I SO Don't Have A Foot Fetish

I've broken my own rule today, in that my ugly old feet are hanging out in public. At the office. That's just disgusting. I hate looking at other people's feet, why in the world would I think they want to look at mine?

There are a couple of answers to this. A) My feet aren't really that ugly, and B) people probably aren't noticing my feet the way I would notice theirs. I project my hatred of feet onto others. I mean, really, do you like going to the work place, the restaurant, or the movie theater and seeing this:



Ishy, veiny, hairy feet. Gross. People who have been walking for more than six months should not put their feet out for all to see. Feet are not attractive in the least, unless they look like this:

When I see feet like this, not only do I smile, I want to actually put them to my face and nibble on them.

But alas, my ugly adult feet are out for all to see, and I am ashamed. At least my sandals fit. Faux Ma wears sandals that are either too short or too wide and her big toe hangs over the end of the sandal. She has actually told me that isn't a bad thing, most people do it, and most people won't even notice. Perhaps. But I notice, and it looks dumb.

So, you people of the summer, I say to you, don't wear sandals, flip-flops, or bare feet unless you have tolerable-looking feet. And who's to say what's tolerable? Me, of course. And ladies, the french manicure on the feet is almost as dumb as Faux Ma's hillbilly toes hanging over the edge of her sandals. If you all promise to quit subjecting me to your hideous feet, I'll go home and put some socks on too.




July 19, 2007

Yet Another Episode In The Dramatic Life Of Oprah

I heard today that Oprah's dog, Gracie, died due to rubber ball chokage. Yep, choked on a rubber ball. Apparently the Oprah's dog walker and security guard tried to revive the two-year-old golden retriever to no avail.

First of all, I'm not a pet owner because A) I don't have a dog walker and other miscellaneous staff to care for any animals I might own, and B) I don't understand why anyone would want to clean up poop and barf and other bodily fluids of a species other than one's self.

Second of all, I have come to loathe Oprah and her phoney-ass persona.

Therefore, the fact that a dog under her care has choked on its own plaything isn't the least bit sad to me. What makes it better was reading
this little synopsis on the whole ordeal. Better still are the comments that follow what is supposed to be a heartbreaking portrayal of the loss of a beloved family pet.

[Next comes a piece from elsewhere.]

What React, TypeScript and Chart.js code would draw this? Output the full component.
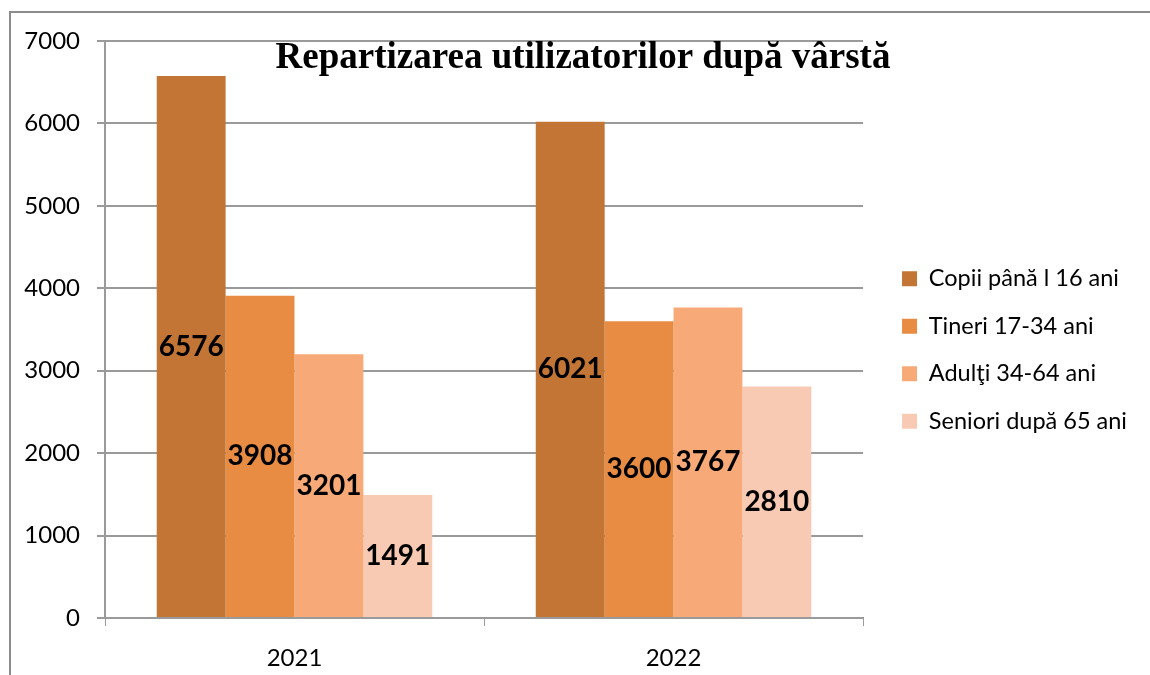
import React, { useEffect, useRef } from "react";
import { Chart, registerables } from "chart.js";

Chart.register(...registerables);

const categories = ["2021", "2022"];
const seriesNames = ["Copii până l 16 ani", "Tineri 17-34 ani", "Adulţi 34-64 ani", "Seniori după 65 ani"];
const copii = [6576, 6021];
const tineri = [3908, 3600];
const adulti = [3201, 3767];
const seniori = [1491, 2810];
const colors = ["#C27535", "#E88C43", "#F7AA78", "#F8CAB3"];
const title = "Repartizarea utilizatorilor după vârstă";
const SANS = "Lato, 'Open Sans', sans-serif";

const extras = {
  id: "extras",
  afterLayout(chart: any) {
    if (chart.legend) {
      chart.legend.bottom = chart.legend.bottom - 16;
      chart.legend.left = chart.legend.left + 15;
      chart.legend.right = chart.legend.right + 20;
    }
  },
  beforeDraw(chart: any) {
    const ctx = chart.ctx;
    ctx.save();
    ctx.strokeStyle = "#8c8c8c";
    ctx.lineWidth = 2;
    ctx.strokeRect(10, 12, 1200, 700);
    ctx.restore();
  },
  afterDatasetsDraw(chart: any) {
    const ctx = chart.ctx;
    ctx.save();
    ctx.fillStyle = "#000";
    ctx.font = `bold 28px ${SANS}`;
    ctx.textAlign = "center";
    ctx.textBaseline = "middle";
    chart.data.datasets.forEach((ds: any, i: number) => {
      const meta = chart.getDatasetMeta(i);
      meta.data.forEach((bar: any, j: number) => {
        const y = (bar.y + bar.base) / 2;
        ctx.fillText(String(ds.data[j]), bar.x, y);
      });
    });
    ctx.font = "bold 37px 'Liberation Serif', 'Times New Roman', serif";
    ctx.fillText(title, 583, 58);
    ctx.restore();
  },
};

export default function App() {
  const ref = useRef<HTMLCanvasElement>(null);
  useEffect(() => {
    const data = [copii, tineri, adulti, seniori];
    const chart = new Chart(ref.current!, {
      type: "bar",
      data: {
        labels: categories,
        datasets: seriesNames.map((n, i) => ({
          label: n,
          data: data[i],
          backgroundColor: colors[i],
          borderWidth: 0,
          categoryPercentage: 0.727,
          barPercentage: 1.0,
        })),
      },
      options: {
        animation: false,
        responsive: false,
        layout: { padding: { left: 10, top: 41, right: 28, bottom: 0 } },
        plugins: {
          legend: {
            position: "right",
            labels: {
              font: { family: SANS, size: 23.5 },
              color: "#000",
              boxWidth: 15,
              boxHeight: 15,
              padding: 24,
            },
          },
          title: { display: false },
          tooltip: { enabled: false },
        },
        scales: {
          x: {
            afterFit: (s: any) => { s.height = 57; },
            grid: { display: true, drawOnChartArea: false, drawTicks: true, tickLength: 8, color: "#9a9a9a", offset: true },
            border: { color: "#9a9a9a", width: 2 },
            ticks: { font: { family: SANS, size: 24 }, color: "#000", padding: 18 },
          },
          y: {
            min: 0,
            max: 7000,
            afterFit: (s: any) => { s.width = 95; },
            ticks: {
              stepSize: 1000,
              font: { family: SANS, size: 24 },
              color: "#000",
              padding: 17,
              callback: (v: any) => String(v),
            },
            grid: { color: "#9a9a9a", lineWidth: 2, tickLength: 8 },
            border: { color: "#9a9a9a", width: 2 },
          },
        },
      },
      plugins: [extras],
    });
    return () => chart.destroy();
  }, []);
  return (
    <div style={{ position: "fixed", left: 0, top: 0, width: 1150, height: 675, background: "#fff" }}>
      <canvas ref={ref} width={1150} height={675} />
    </div>
  );
}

Gigi writes: "What kind of stupid ass dog chokes to death on a ball?" I say, kudos to Gigi.

Jen responds to Gigi's comment with: "Hey GiGi, apparently you either have never had a dog or dont pay a damn bit of attention to your own. Golden Retrievers are very appropriately named. All they want to do is retrieve and if you had one or was even the slightest bit knowledgeable you would know that they are constantly carrying around a ball, toy, stick or something in thier mouth. It could have very easily choked on a ball if it was playing with a ball that was too small or perhaps was laying on its back while holding it with two front paws which I have seen numerous dogs do. Mallinformed people just spewing things out of thier mouth without facts only enhances thier ignorance. Further, that was a very heartless thing to say." I can only point out to Jen that her ignorance is enhanced by her horrible grammar and use of the non-word "mallinformed."

JenJen caught my attention with her response to the story: "Yeah sad. -- but I stopped reading after I got to "I ran out to the dog walker..." Barf. These celebs that can't change their own kids diapers or walk their own damn dogs....Barf. " The repetitive use of "barf" in this simple response is no less than hilarious, especially when followed by a simple period. Barf. I love it.

The last noteable comment to the sad story about Oprah's dead dog comes from Christine who writes: "Our Golden, Gaia died last July. It was awful. He was my first dog and I didn't realize how much it would affect me. My heart ached for so long. I will say a prayer for Oprah. I'm sure Gracie and my Gaia are at Rainbow's Bridge playing right now. " Yeah, doggy heaven. Rainbow's Bridge. I'm absolutely sure of it.